**Short exercise**
Transcribe the full listing exactly, and drop every picture.

★ ★ ★ ★

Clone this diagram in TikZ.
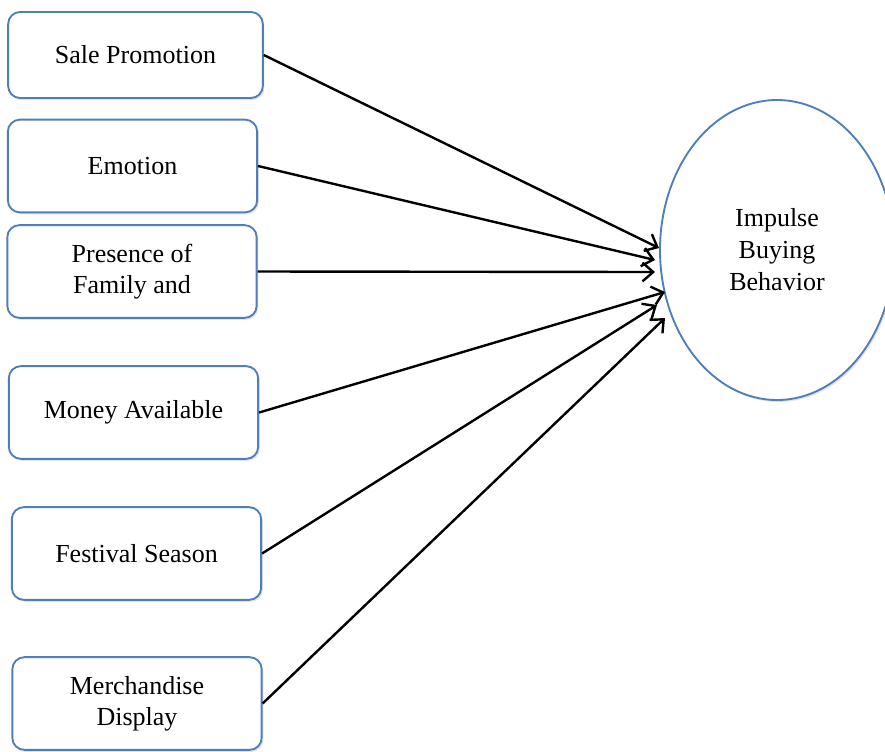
\documentclass[tikz,border=0pt]{standalone}
\usepackage{fontspec}
\setmainfont{Liberation Serif}
\usetikzlibrary{arrows.meta,shapes.geometric,shadows}
\definecolor{boxblue}{HTML}{4F7EBB}

\begin{document}
\begin{tikzpicture}[
  x=0.75pt,y=-0.75pt,
  factor/.style={draw=boxblue,line width=1.4pt,rounded corners=9pt,fill=white,
    minimum width=187pt,minimum height=69.5pt,align=center,
    font=\fontsize{19.5}{23.5}\selectfont,
    drop shadow={shadow xshift=1.2pt,shadow yshift=-1.5pt,fill=black!22}},
  outcome/.style={draw=boxblue,ellipse,line width=1.4pt,fill=white,
    minimum width=175.5pt,minimum height=225pt,inner sep=0pt,align=center,
    font=\fontsize{19.5}{24}\selectfont,
    drop shadow={shadow xshift=1.2pt,shadow yshift=-1.5pt,fill=black!22}},
  influence/.style={-{Straight Barb[length=8pt,width=14pt]},line width=1.8pt}
]
  \useasboundingbox (0,0) rectangle (885,751);

  \node[outcome] (ibb) at (777,250) {Impulse\\Buying\\Behavior};

  \node[factor,minimum width=191pt,minimum height=64.5pt] (sp) at (135.5,55) {Sale Promotion};
  \node[factor] (em) at (132.5,166) {Emotion};
  \node[factor] (pf) at (132,271.5) {Presence of\\Family and};
  \node[factor] (ma) at (133.5,412.5) {Money Available};
  \node[factor] (fs) at (136.5,553.5) {Festival Season};
  \node[factor] (md) at (137,703.5) {Merchandise\\Display};

  \coordinate (t1) at (659,248);
  \coordinate (t2) at (655,260);
  \coordinate (t3) at (655,272);
  \coordinate (t4) at (665,292);
  \coordinate (t5) at (657,305);
  \coordinate (t6) at (665,318);

  \draw[influence] (sp.east) -- (t1);
  \draw[influence] (em.east) -- (t2);
  \draw[influence] (pf.east) -- (t3);
  \draw[influence] (ma.east) -- (t4);
  \draw[influence] (fs.east) -- (t5);
  \draw[influence] (md.east) -- (t6);
\end{tikzpicture}
\end{document}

★ ★ ★ ★

**Reply**
Clone this diagram in TikZ.
\documentclass[tikz,border=0pt]{standalone}
\usepackage{fontspec}
\setmainfont{Liberation Serif}
\usetikzlibrary{arrows.meta,shapes.geometric,shadows}
\definecolor{boxblue}{HTML}{4F7EBB}

\begin{document}
\begin{tikzpicture}[
  x=0.75pt,y=-0.75pt,
  factor/.style={draw=boxblue,line width=1.4pt,rounded corners=9pt,fill=white,
    minimum width=187pt,minimum height=69.5pt,align=center,
    font=\fontsize{19.5}{23.5}\selectfont,
    drop shadow={shadow xshift=1.2pt,shadow yshift=-1.5pt,fill=black!22}},
  outcome/.style={draw=boxblue,ellipse,line width=1.4pt,fill=white,
    minimum width=175.5pt,minimum height=225pt,inner sep=0pt,align=center,
    font=\fontsize{19.5}{24}\selectfont,
    drop shadow={shadow xshift=1.2pt,shadow yshift=-1.5pt,fill=black!22}},
  influence/.style={-{Straight Barb[length=8pt,width=14pt]},line width=1.8pt}
]
  \useasboundingbox (0,0) rectangle (885,751);

  \node[outcome] (ibb) at (777,250) {Impulse\\Buying\\Behavior};

  \node[factor,minimum width=191pt,minimum height=64.5pt] (sp) at (135.5,55) {Sale Promotion};
  \node[factor] (em) at (132.5,166) {Emotion};
  \node[factor] (pf) at (132,271.5) {Presence of\\Family and};
  \node[factor] (ma) at (133.5,412.5) {Money Available};
  \node[factor] (fs) at (136.5,553.5) {Festival Season};
  \node[factor] (md) at (137,703.5) {Merchandise\\Display};

  \coordinate (t1) at (659,248);
  \coordinate (t2) at (655,260);
  \coordinate (t3) at (655,272);
  \coordinate (t4) at (665,292);
  \coordinate (t5) at (657,305);
  \coordinate (t6) at (665,318);

  \draw[influence] (sp.east) -- (t1);
  \draw[influence] (em.east) -- (t2);
  \draw[influence] (pf.east) -- (t3);
  \draw[influence] (ma.east) -- (t4);
  \draw[influence] (fs.east) -- (t5);
  \draw[influence] (md.east) -- (t6);
\end{tikzpicture}
\end{document}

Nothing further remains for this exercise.